Link Posted: 4/29/2011 5:08:22 PM EDT
I use a the normal full length case die on 223 and 300 blk. I would try it and see if you have any issues. The full length die will be better on the brass and the small base will stretch it more.
Link Posted: 4/29/2011 5:40:32 PM EDT
Thanks Bob!
He mentioned the full length not feeding and possibly having an out of battery firing.
???????
Link Posted: 4/29/2011 5:50:28 PM EDT
As stated the small base die sizes more of the brass. Only downside is possible premature wearing of the brass. I use all full length dies for pistol and rifle.

Small base can be needed when resizing ammo shot out of full auto firearms. I have some .308 mil surp brass that was fired out of a full auto firearm and unless I use a small base sizer I can't close the bolt on my R700. However it's fine in other's AR10.

As for making duds I just skip the powder and primer stages. If you want you could slowly mount a "spent" primer in upside down to really help identify your duds.
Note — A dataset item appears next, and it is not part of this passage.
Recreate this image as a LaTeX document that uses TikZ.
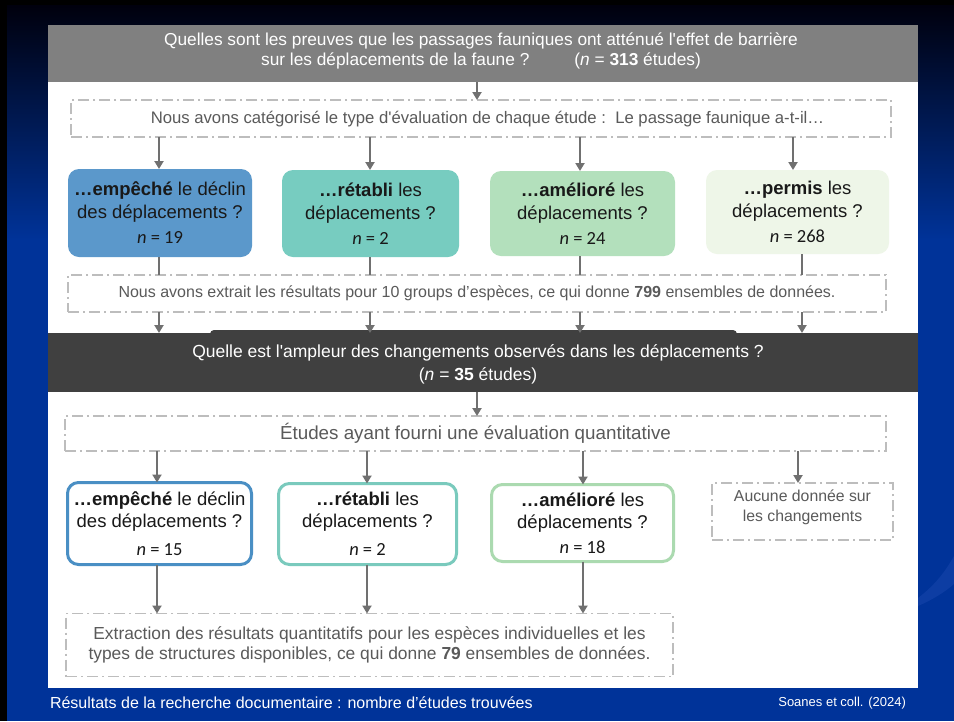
\documentclass[tikz,border=0pt]{standalone}
\usepackage{fontspec}
\setmainfont{Liberation Sans}
\newfontfamily\nfont{Carlito}
\usetikzlibrary{arrows.meta}
\definecolor{hdr}{HTML}{808080}
\definecolor{bandc}{HTML}{404040}
\definecolor{dline}{HTML}{BDBDBD}
\definecolor{arr}{HTML}{707070}
\definecolor{txtg}{HTML}{5A5A5A}
\definecolor{fA}{HTML}{5B98CB}
\definecolor{fB}{HTML}{77CCC0}
\definecolor{fC}{HTML}{B3E0BC}
\definecolor{fD}{HTML}{EEF6E8}
\definecolor{bA}{HTML}{4A8FC4}
\definecolor{bB}{HTML}{7ACABD}
\definecolor{bC}{HTML}{ABDAB0}
\definecolor{slideblue}{HTML}{003399}
\definecolor{topnavy}{HTML}{00000D}
\definecolor{swoosh}{HTML}{0D3DA3}
\newcommand\fsz[2]{\fontsize{#1}{#2}\selectfont}
\newcommand\nn[1]{{\nfont\fsz{18.5}{20}\textit{n} = #1}}
\begin{document}
\begin{tikzpicture}[x=1pt,y=-1pt,
  every node/.style={inner sep=0pt,outer sep=0pt},
  dbox/.style={draw=dline,line width=1.6pt,dash pattern=on 11pt off 4pt on 2pt off 4pt,fill=white},
  dtext/.style={text=txtg,align=center},
  fbox/.style={rounded corners=11pt,align=center,text=black!90,font=\fsz{18.5}{23}},
  obox/.style={rounded corners=11pt,align=center,text=black!90,font=\fsz{18.5}{22},line width=3pt,fill=white},
  conn/.style={draw=arr,line width=2.2pt,-{Triangle[width=9pt,length=8pt]}},
  link/.style={draw=arr,line width=2.2pt},
]
\useasboundingbox (0,0) rectangle (954,721);
% slide background
\fill[black] (0,0) rectangle (954,721);
\shade[top color=topnavy,bottom color=slideblue] (7,5) rectangle (954,240);
\fill[slideblue] (7,239) rectangle (954,721);
\fill[swoosh] (918,598) .. controls (935,585) and (945,572) .. (954,556) -- (954,584) .. controls (945,592) and (932,600) .. (918,606) -- cycle;
% white panel
\fill[white] (48,25) rectangle (918,688);

% column coordinates
\coordinate (k1) at (159,0);
\coordinate (k2) at (370,0);
\coordinate (k3) at (580,0);
\coordinate (k4) at (793,0);
\coordinate (m4) at (802,0);
\coordinate (mid) at (477,0);
\coordinate (r1) at (157,0);
\coordinate (r2) at (367,0);
\coordinate (r3) at (583,0);
\coordinate (r4) at (798,0);

% header
\node[fill=hdr,minimum width=870pt,minimum height=57pt] (head) at (483,53.5) {};
\node[text=white,align=center,font=\fsz{17.3}{20}] (headtxt) at (481,51)
  {Quelles sont les preuves que les passages fauniques ont atténué l\textquotesingle effet de barrière\\
   sur les déplacements de la faune ?\hspace{45pt}(\textit{n} = \textbf{313} études)};

% first dashed box
\node[dbox,minimum width=820pt,minimum height=37pt] (d1) at (481,118.5) {};
\node[dtext,font=\fsz{16.7}{19}] (d1t) at (487.5,119)
  {Nous avons catégorisé le type d\textquotesingle évaluation de chaque étude :\ \ Le passage faunique a-t-il…};

% row 1 boxes
\node[fbox,fill=fA,minimum width=184pt,minimum height=88pt] (b1) at (160,213)
  {\textbf{…empêché} le déclin\\des déplacements ?\\[2pt]\nn{19}};
\node[fbox,fill=fB,minimum width=177pt,minimum height=87pt] (b2) at (370.5,213.5)
  {\textbf{…rétabli} les\\déplacements ?\\[2pt]\nn{2}};
\node[fbox,fill=fC,minimum width=185pt,minimum height=85pt] (b3) at (582.5,213.5)
  {\textbf{…amélioré} les\\déplacements ?\\[2pt]\nn{24}};
\node[fbox,fill=fD,minimum width=183pt,minimum height=84pt] (b4) at (797.5,212)
  {\textbf{…permis} les\\déplacements ?\\[2pt]\nn{268}};

% second dashed box
\node[dbox,dtext,font=\fsz{16}{19},minimum width=818pt,minimum height=37pt] (d2) at (477,293.5)
  {Nous avons extrait les résultats pour 10 groups d'espèces, ce qui donne \textbf{799} ensembles de données.};

% dark band
\fill[bandc,rounded corners=4pt] (210,330) rectangle (737,346);
\node[fill=bandc,minimum width=870pt,minimum height=59pt] (band) at (483,362.5) {};
\node[text=white,align=center,font=\fsz{17.5}{23}] (bandtxt) at (478,364.5)
  {Quelle est l\textquotesingle ampleur des changements observés dans les déplacements ?\\
   (\textit{n} = \textbf{35} études)};

% third dashed box
\node[dbox,dtext,font=\fsz{18.8}{22},minimum width=821pt,minimum height=35pt] (d3) at (475.5,433.5)
  {Études ayant fourni une évaluation quantitative};

% row 2 boxes
\node[obox,draw=bA,minimum width=184pt,minimum height=82pt] (c1) at (159.5,523.5)
  {\textbf{…empêché} le déclin\\des déplacements ?\\[6pt]\nn{15}};
\node[obox,draw=bB,minimum width=178pt,minimum height=81pt] (c2) at (367.5,524)
  {\textbf{…rétabli} les\\déplacements ?\\[6pt]\nn{2}};
\node[obox,draw=bC,minimum width=182pt,minimum height=77pt] (c3) at (582.5,523)
  {\textbf{…amélioré} les\\déplacements ?\\[3pt]\nn{18}};
\node[dbox,minimum width=181pt,minimum height=57pt] (c4) at (802.5,511.5) {};
\node[dtext,font=\fsz{15.8}{20}] (c4t) at (802.5,507) {Aucune donnée sur\\les changements};

% final dashed box
\node[dbox,dtext,font=\fsz{17.4}{20},minimum width=607pt,minimum height=63pt] (d5) at (369.5,645)
  {Extraction des résultats quantitatifs pour les espèces individuelles et les\\
   types de structures disponibles, ce qui donne \textbf{79} ensembles de données.};

% captions
\node[anchor=west,text=white,font=\fsz{16}{19}] (cap) at (50,703)
  {Résultats de la recherche documentaire : nombre d'études trouvées};
\node[anchor=east,text=white,font=\fsz{13}{15}] (src) at (906,703) {Soanes et coll. (2024)};

% connectors
\draw[conn] (head.south -| mid) -- (d1.north -| mid);
\draw[conn] (d1.south -| k1) -- (b1.north -| k1);
\draw[conn] (d1.south -| k2) -- (b2.north -| k2);
\draw[conn] (d1.south -| k3) -- (b3.north -| k3);
\draw[conn] (d1.south -| k4) -- (b4.north -| k4);
\draw[link] (b1.south -| k1) -- (d2.north -| k1);
\draw[link] (b2.south -| k2) -- (d2.north -| k2);
\draw[link] (b3.south -| k3) -- (d2.north -| k3);
\draw[link] (b4.south -| m4) -- (d2.north -| m4);
\draw[conn] (d2.south -| k1) -- (band.north -| k1);
\draw[conn] (d2.south -| k2) -- (band.north -| k2);
\draw[conn] (d2.south -| k3) -- (band.north -| k3);
\draw[conn] (d2.south -| m4) -- (band.north -| m4);
\draw[conn] (band.south -| mid) -- (d3.north -| mid);
\draw[conn] (d3.south -| r1) -- (c1.north -| r1);
\draw[conn] (d3.south -| r2) -- (c2.north -| r2);
\draw[conn] (d3.south -| r3) -- (c3.north -| r3);
\draw[conn] (d3.south -| r4) -- (c4.north -| r4);
\draw[conn] (c1.south -| r1) -- (d5.north -| r1);
\draw[conn] (c2.south -| r2) -- (d5.north -| r2);
\draw[conn] (c3.south -| r3) -- (d5.north -| r3);
\end{tikzpicture}
\end{document}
On the Garand make sure you read up on that one. I've heard they are touchy. That's all I've heard.
Link Posted: 4/29/2011 5:59:44 PM EDT



Originally Posted By 34ID11B:


Thanks Bob!

He mentioned the full length not feeding and possibly having an out of battery firing.

???????


Just so you know out of battery is not possible on the ar15. The firing pin wont advance till the lugs completely rotate and lock into the chamber. I really don't see how you will have issues just using a full length die. Just take your time and trim the brass to the correct length and resize. It seems daunting, but once you dive in it makes much more sense.



 
Link Posted: 4/30/2011 4:34:43 AM EDT
When you get around to loading for a Garand you want to make sure you use the right powder and by that I mean you need the right pressure range  so as not to damage the operating rod.  Memory might be bad but I'm thinking 4064 is a recommended powder for one of them.  Unlikely you'd need small base resizing die unless like someone said your brass had been fired in a full auto weapon.
Link Posted: 4/30/2011 9:01:02 AM EDT
[Last Edit: 4/30/2011 9:03:54 AM EDT by river_rat]
In a few words small base dies are not needed in the AR15 chamber. The only exception might be in very tight special match chambers. I reload for both Nato and Wylde chambers in multiple rifles and use standard Lee and Hornady dies with absolutely no problems. All that will happen using small base dies is that you will shorten case life by overworking the brass. You already will get fewer reloads from your brass out of a semi auto chamber so why shorten it even more. If you do have a problem with brass not seating in your chamber it will most likely be that you have not set the headspace of the die correctly. A case gauge is an excellent way to keep this from happening.
Link Posted: 5/1/2011 4:00:57 PM EDT
What exactly does a full auto do differently to the brass, when compared to brass from a semi of the same style?
Link Posted: 5/1/2011 6:24:50 PM EDT
Originally Posted By amaixner:
What exactly does a full auto do differently to the brass, when compared to brass from a semi of the same style?


The #1 enemy of full auto guns is heat and they get very hot very fast.  Chamber dimensions on these guns must be increased slightly to compensate for the heat problem.  Therefore, the spent casings that come from full auto guns will be slightly bigger/longer than spent casings from a semi auto gun.
Link Posted: 5/1/2011 6:37:19 PM EDT
Originally Posted By MikeW1:
When you get around to loading for a Garand you want to make sure you use the right powder and by that I mean you need the right pressure range  so as not to damage the operating rod.  Memory might be bad but I'm thinking 4064 is a recommended powder for one of them.  Unlikely you'd need small base resizing die unless like someone said your brass had been fired in a full auto weapon.


4895 too, and I have no problems with a standard full length Lee die. I run my powder charge a couple grains below the recommended "M2 ball duplicate" charge. Still accurate and SLIGHTLY less pressure.